The downward turn in US farm land prices has continue again this month, although at a slower rate, with continued signs of decline in key Midwest states, such as Iowa.
However, the university studying the trend did note differing patterns across the area surveyed, from Wyoming to Missouri, stating “there is a great deal of variation across the region in the direction and magnitude of farmland prices”.
The data comes on the heels of some evidence in reports last week from the Federal Reserve and the US Central Bank, which showed some slowing in the price fall in Iowa, with the quarter-on-quarter rate of decline braking to 1% in the first three months of the year from around 3% in the October-December period. It is predicted by some experts that land prices could slide another 25% this quarter.
This included Grant’s Interest Rate Observer which notes grain prices, land prices, weather, inflation and deflation all as “topics under discussion” and the reason for the fall in land prices after three decades of appreciation and Robert Shiller who said farm land was in a bubble. What is interesting that many bubble “forecasters” looked to farmland for safety and are probably getting hit on this “safety” investment. The asset was the best performer in the past 20 years as we previously reported. 2014 was the first year prices were down since 1986, and that trend is continuing As the WSJ notes:
Real farmland values in parts of the Midwest fell at their fastest clip in almost 30 years during the first quarter
One factor that is unpredictable is the weather. “Acknowledging that great mystery, and based upon calls with various knowledgeable people, I estimate we’ll see another 10% drop in (farm) lease rates,” the report said. “That would imply another historically steep drop in land prices.”
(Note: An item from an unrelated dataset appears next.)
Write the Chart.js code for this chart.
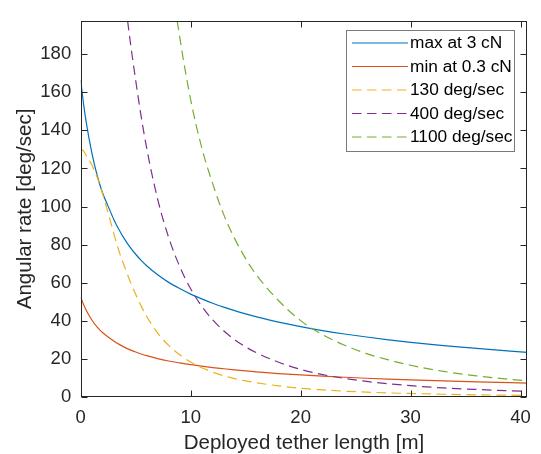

“Some respondents reported there were still potential farmland buyers with resources to make purchases, especially for higher-quality ground and acres in certain locations,” said the Fed’s Chicago bank, which covers major Midwest states, like the Tri-state area.
Meanwhile, lowered interest rates has given some incentive to buy land and pricing by “diminishing the lure of alternative investments”, the Chicago Fed has stated.
Dismal Expectations for farm land
The Creighton University study demonstrated a new downturn in the fortunes of the agricultural machinery industry, with a sector sales index dropping to a “dismal” 10.7 this month from 11.1 in April 2016.
“Weakness in farm income and low agriculture commodity prices continue to constrain the sale of agriculture equipment,” said Ernie Goss, the Creighton Economics professor, in charge of the survey.
All around, the “American family farm” is failing. The land has become devalued, the price for produce from the farm is falsely inflated/deflated, and thus the sales of farm machinery also decline. All of this combined has caused an across the board downward spiral of the homegrown American farm and food made in the USA.
“Reductions in farm [land] prices have negatively affected local agricultural equipment dealers and regional manufacturers of farm equipment.” Machinery mogul Deere & Co. is due later on Friday to report quarterly results.
Is the last “safe” asset gone? Only time will tell.